Die Opposition wird zum Schweigen gebracht

Mit der gleichen Chuzpe hatte Erdogan die Alleinregierung der AKP im vergangenen Jahr durchgeboxt: Bei der Wahl im Juni 2015 hatte die Partei die absolute Mehrheit durch den Einzug der HDP ins Parlament verloren. Erdogan kündigte den Friedensprozess mit der PKK auf und begann einen Krieg im Südosten der Türkei, offiziell gegen die PKK, faktisch gegen die gesamte kurdische Bevölkerung. Eine Koalition kam nicht zustande, und Erdogan betonte, nur eine AKP-Alleinregierung könne für Sicherheit sorgen. Bei Neuwahlen im November 2015 erreichte er sein Ziel.
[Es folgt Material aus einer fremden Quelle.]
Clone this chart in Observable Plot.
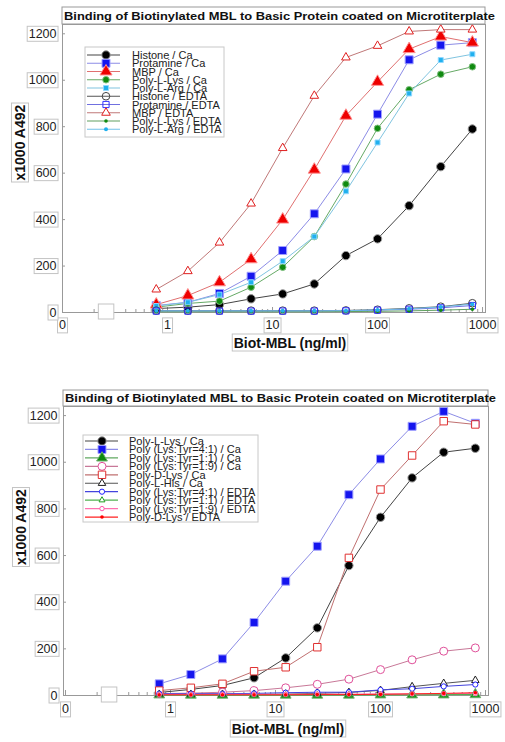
<!DOCTYPE html>
<html><head><meta charset="utf-8">
<script src="https://cdn.jsdelivr.net/npm/d3@7"></script>
<script src="https://cdn.jsdelivr.net/npm/@observablehq/plot@0.6"></script>
<style>
body{margin:0;background:#fff;font-family:"Liberation Sans",Arial,sans-serif;}
#c1{position:absolute;left:0;top:0;}
#c2{position:absolute;left:0;top:380px;}
</style></head><body><div id="c1"></div><div id="c2"></div>
<script>
// ---------- shared values ----------
const conc = [0.78125, 1.5625, 3.125, 6.25, 12.5, 25, 50, 100, 200, 400, 800];
const xTickValues = [0.1, 1, 10, 100, 1000];
const xTickLabels = ["0", "1", "10", "100", "1000"];
const xMinorTicks = [0.2,0.3,0.4,0.5,0.6,0.7,0.8,0.9,2,3,4,5,6,7,8,9,20,30,40,50,60,70,80,90,200,300,400,500,600,700,800,900];
const yTickValues = [0, 200, 400, 600, 800, 1000, 1200];
const yTickLabels = ["0", "200", "400", "600", "800", "1000", "1200"];
const breakMarkX = [0.26];
const titleText = "Binding of Biotinylated MBL to Basic Protein coated on Microtiterplate";
const xLabel = "Biot-MBL (ng/ml)";
const yLabel = "x1000 A492";

// ---------- top chart data ----------
const topNames = ["Histone / Ca","Protamine / Ca","MBP / Ca","Poly-L-Lys / Ca","Poly-L-Arg / Ca",
  "Histone / EDTA","Protamine / EDTA","MBP / EDTA","Poly-L-Lys / EDTA","Poly-L-Arg / EDTA"];
const histoneCa     = [17, 23, 34, 59, 80, 123, 245, 317, 460, 628, 790];
const protamineCa   = [30, 44, 82, 156, 267, 425, 618, 854, 1088, 1151, 1162];
const mbpCa         = [34, 73, 130, 229, 400, 615, 847, 993, 1134, 1188, 1162];
const polyLysCa     = [23, 39, 49, 109, 195, 327, 553, 793, 959, 1026, 1058];
const polyArgCa     = [28, 44, 77, 130, 221, 327, 522, 732, 943, 1087, 1112];
const histoneEdta   = [8, 8, 8, 8, 8, 8, 9, 12, 18, 25, 40];
const protamineEdta = [6, 6, 6, 6, 6, 6, 7, 10, 14, 20, 30];
const mbpEdta       = [99, 178, 301, 469, 708, 933, 1098, 1148, 1210, 1218, 1218];
const polyLysEdta   = [3, 3, 3, 3, 3, 3, 4, 5, 7, 10, 14];
const polyArgEdta   = [7, 7, 7, 7, 7, 7, 8, 11, 16, 24, 36];
const topValues = [histoneCa, protamineCa, mbpCa, polyLysCa, polyArgCa,
  histoneEdta, protamineEdta, mbpEdta, polyLysEdta, polyArgEdta];

// ---------- bottom chart data ----------
const botNames = ["Poly-L-Lys / Ca","Poly (Lys:Tyr=4:1) / Ca","Poly (Lys:Tyr=1:1) / Ca","Poly (Lys:Tyr=1:9) / Ca",
  "Poly-D-Lys / Ca","Poly-L-His / Ca","Poly (Lys:Tyr=4:1) / EDTA","Poly (Lys:Tyr=1:1) / EDTA",
  "Poly (Lys:Tyr=1:9) / EDTA","Poly-D-Lys / EDTA"];
const polyLLysCa   = [13, 26, 43, 76, 161, 290, 557, 764, 933, 1043, 1060];
const lysTyr41Ca   = [50, 90, 157, 313, 490, 640, 861, 1014, 1154, 1218, 1167];
const lysTyr11Ca   = [3, 2, 2, 2, 2, 2, 2, 3, 3, 3, 4];
const lysTyr19Ca   = [8, 10, 14, 21, 33, 48, 70, 111, 153, 190, 204];
const polyDLysCa   = [21, 33, 50, 104, 121, 207, 590, 883, 1029, 1176, 1162];
const polyLHisCa   = [5, 5, 5, 5, 6, 9, 13, 22, 38, 52, 65];
const lysTyr41Edta = [8, 8, 8, 9, 12, 14, 14, 24, 29, 39, 47];
const lysTyr11Edta = [2, 2, 2, 2, 2, 2, 3, 3, 3, 4, 4];
const lysTyr19Edta = [5, 5, 5, 5, 5, 6, 6, 7, 7, 8, 9];
const polyDLysEdta = [3, 3, 3, 3, 3, 4, 4, 5, 7, 9, 12];
const botValues = [polyLLysCa, lysTyr41Ca, lysTyr11Ca, lysTyr19Ca, polyDLysCa,
  polyLHisCa, lysTyr41Edta, lysTyr11Edta, lysTyr19Edta, polyDLysEdta];

// ---------- styles ----------
const topStyles = [
  {line:"#444", symbol:"circle",   fill:"#000",    stroke:"#999",    r:4.2},
  {line:"#8c8ce6", symbol:"square", fill:"#1515ee", stroke:"#a0a0ff", r:4.5},
  {line:"#e07070", symbol:"triangle", fill:"#ee0000", stroke:"#ff9090", r:4.5},
  {line:"#66aa66", symbol:"circle", fill:"#108a10", stroke:"#80c080", r:3.3},
  {line:"#80c4e0", symbol:"square", fill:"#20b0ee", stroke:"#90d8ff", r:2.8},
  {line:"#555", symbol:"circle",    fill:"none",    stroke:"#444",    r:3.8},
  {line:"#7070e0", symbol:"square", fill:"none",    stroke:"#3030ff", r:3.5},
  {line:"#c07878", symbol:"triangle", fill:"white", stroke:"#e02020", r:3.2},
  {line:"#60a060", symbol:"circle", fill:"#108a10", stroke:"none",    r:1.8},
  {line:"#70c0e8", symbol:"circle", fill:"#20b0ee", stroke:"none",    r:2}
];
const botStyles = [
  {line:"#444", symbol:"circle",    fill:"#000",    stroke:"#999",    r:4.2},
  {line:"#8c8ce6", symbol:"square", fill:"#1515ee", stroke:"#a0a0ff", r:4.5},
  {line:"#60a860", symbol:"triangle", fill:"#108a10", stroke:"#70b070", r:4},
  {line:"#c87898", symbol:"circle", fill:"white",   stroke:"#e0509a", r:4},
  {line:"#c07070", symbol:"square", fill:"white",   stroke:"#e03030", r:4.2},
  {line:"#555", symbol:"triangle",  fill:"white",   stroke:"#222",    r:2.8},
  {line:"#4444dd", symbol:"circle", fill:"white",   stroke:"#2020ff", r:2.6},
  {line:"#50b050", symbol:"triangle", fill:"white", stroke:"#20a020", r:2.2},
  {line:"#ff70b0", symbol:"circle", fill:"white",   stroke:"#ff55aa", r:2.2},
  {line:"#ff2020", symbol:"circle", fill:"#ff0000", stroke:"none",    r:1.8}
];

const NS = "http://www.w3.org/2000/svg";
const symbolMap = {circle: d3.symbolCircle, square: d3.symbolSquare, triangle: d3.symbolTriangle};

function makeChart(cfg) {
  const marks = [Plot.frame({stroke: "#999"})];
  // ticks (inward)
  marks.push(Plot.axisX({ticks: xMinorTicks, tickSize: -3, tickFormat: () => "", stroke: "#999", label: null}));
  marks.push(Plot.axisX({ticks: xTickValues, tickSize: -5, tickFormat: () => "", stroke: "#999", label: null}));
  marks.push(Plot.axisY({ticks: yTickValues, tickSize: -3, tickFormat: () => "", stroke: "#999", label: null}));
  // tick labels
  marks.push(Plot.axisX({ticks: xTickValues, tickSize: 0, tickPadding: cfg.xPad,
    tickFormat: d => xTickLabels[xTickValues.indexOf(d)], label: null, fill: "#222"}));
  marks.push(Plot.axisY({ticks: yTickValues, tickSize: 0, tickPadding: 6,
    tickFormat: d => yTickLabels[yTickValues.indexOf(d)], label: null, fill: "#222"}));
  // break box
  marks.push(Plot.text(breakMarkX, {x: d => d, frameAnchor: "bottom", dy: 3, text: () => "\u2002\u2002", fontSize: 12.5}));
  // axis labels
  marks.push(Plot.text([xLabel], {frameAnchor: "bottom", dx: cfg.xLabelDx, dy: cfg.xLabelDy, text: d => d,
    fontWeight: "bold", fontSize: 14, fill: "#111"}));
  marks.push(Plot.text([yLabel], {frameAnchor: "left", dx: -42, dy: cfg.yLabelDy, rotate: -90, text: d => d,
    fontWeight: "bold", fontSize: 14, fill: "#111"}));
  // series
  cfg.values.forEach((vals, i) => {
    const s = cfg.styles[i];
    const data = conc.map((c, j) => ({x: c, y: vals[j]}));
    marks.push(Plot.line(data, {x: "x", y: "y", stroke: s.line, strokeWidth: 1}));
  });
  cfg.values.forEach((vals, i) => {
    const s = cfg.styles[i];
    const data = conc.map((c, j) => ({x: c, y: vals[j]}));
    marks.push(Plot.dot(data, {x: "x", y: "y", symbol: s.symbol, r: s.r, fill: s.fill, stroke: s.stroke, strokeWidth: 1}));
  });
  const svg = Plot.plot({
    width: 505, height: cfg.height,
    marginLeft: cfg.ml, marginRight: cfg.mr, marginTop: cfg.mt, marginBottom: cfg.mb,
    x: {type: "log", domain: cfg.xDomain},
    y: {domain: cfg.yDomain},
    style: {fontFamily: "'Liberation Sans', Arial, sans-serif", fontSize: "12.5px", background: "white", overflow: "visible"},
    marks
  });
  document.getElementById(cfg.el).appendChild(svg);

  // boxes around tick labels and axis labels
  svg.querySelectorAll('g[aria-label$="tick label"] text, g[aria-label="text"] text').forEach(t => {
    if (!t.textContent.length) return;
    const b = t.getBBox();
    const r = document.createElementNS(NS, "rect");
    r.setAttribute("x", b.x - 1.5); r.setAttribute("y", b.y - 0.5);
    r.setAttribute("width", b.width + 3); r.setAttribute("height", b.height + 1);
    r.setAttribute("fill", "white"); r.setAttribute("stroke", "#c4c4c4"); r.setAttribute("stroke-width", 1);
    if (t.getAttribute("transform")) r.setAttribute("transform", t.getAttribute("transform"));
    t.parentNode.insertBefore(r, t);
  });

  const root = d3.select(svg);
  // title box
  const tg = root.append("g").attr("text-anchor", "start");
  tg.append("rect").attr("x", cfg.ml).attr("y", cfg.titleTop)
    .attr("width", 505 - cfg.ml - cfg.mr).attr("height", cfg.mt - cfg.titleTop)
    .attr("fill", "white").attr("stroke", "#999");
  tg.append("text").attr("x", cfg.ml + 2).attr("y", (cfg.titleTop + cfg.mt) / 2 + 4)
    .attr("text-anchor", "start")
    .attr("font-size", 11).attr("font-weight", "bold").attr("fill", "#111")
    .attr("textLength", 431).attr("lengthAdjust", "spacingAndGlyphs").text(titleText);

  // legend
  const L = cfg.legend;
  const lg = root.append("g").attr("text-anchor", "start");
  lg.append("rect").attr("x", L.x0).attr("y", L.y0).attr("width", L.x1 - L.x0).attr("height", L.y1 - L.y0)
    .attr("fill", "white").attr("stroke", "#c8c8c8");
  cfg.names.forEach((name, i) => {
    const s = cfg.styles[i];
    const y = L.row0 + i * L.rowH;
    lg.append("line").attr("x1", L.lx1).attr("x2", L.lx2).attr("y1", y).attr("y2", y)
      .attr("stroke", s.line).attr("stroke-width", 1.2);
    lg.append("path").attr("transform", `translate(${L.mx},${y})`)
      .attr("d", d3.symbol(symbolMap[s.symbol], Math.PI * s.r * s.r)())
      .attr("fill", s.fill).attr("stroke", s.stroke);
    lg.append("text").attr("x", L.tx).attr("y", y + 4).attr("text-anchor", "start")
      .attr("font-size", 11).attr("fill", "#222").text(name);
  });
}

makeChart({
  el: "c1", height: 370, ml: 62, mr: 20, mt: 24, mb: 58, titleTop: 7,
  xDomain: [0.1, 1067], yDomain: [0, 1240], xPad: 8, xLabelDx: 16, xLabelDy: 35, yLabelDy: 12,
  values: topValues, styles: topStyles, names: topNames,
  legend: {x0: 85, y0: 47, x1: 224, y1: 137, row0: 55, rowH: 8.25, lx1: 87, lx2: 120, mx: 106, tx: 132}
});
makeChart({
  el: "c2", height: 362, ml: 63, mr: 17, mt: 26, mb: 47, titleTop: 10,
  xDomain: [0.0957, 1068], yDomain: [0, 1239], xPad: 9, xLabelDx: 12, xLabelDy: 38, yLabelDy: 14,
  values: botValues, styles: botStyles, names: botNames,
  legend: {x0: 83, y0: 55, x1: 258, y1: 142, row0: 61, rowH: 8.45, lx1: 85, lx2: 118, mx: 102, tx: 129}
});
</script>
</body></html>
Ab jetzt können nun Staatsanwälte - und über sie Erdogan, der die Justiz in der Vergangenheit mehrfach unter Druck gesetzt und zu Entscheidungen in seinem Sinne gezwungen hat - bestimmen, wer sein Mandat im türkischen Parlament ausüben kann und wer nicht. Künftig genügt es, missliebigen Politkern ein Ermittlungsverfahren anzuhängen.

Was die AKP jetzt als Durchgreifen gegen straffällige Politiker verkauft, ist in Wahrheit eine Aushöhlung des Rechtsstaats mit dem einzigen Ziel, dass Erdogan noch mächtiger wird. Die Opposition gibt sich entweder gefügig oder wird zum Schweigen gebracht.

Auf die Türkei kommen dunkle Zeiten zu. Viele Kurden, die noch im vergangenen Sommer die Tatsache feierten, dass es der HDP als erster prokurdischen Partei gelungen war, die Zehnprozenthürde zu nehmen, dürften sich jetzt zurückgesetzt und diskriminiert fühlen. Ihnen wurde die politische Stimme genommen. Die Radikalisierung unter jungen Kurden dürfte weiter zunehmen, die PKK ihren Terror verstärken.

Am Ende stärkt der heutige Parlamentsbeschluss die PKK und all jene, die auf Gewalt, nicht auf politische Debatte und Kompromiss setzen.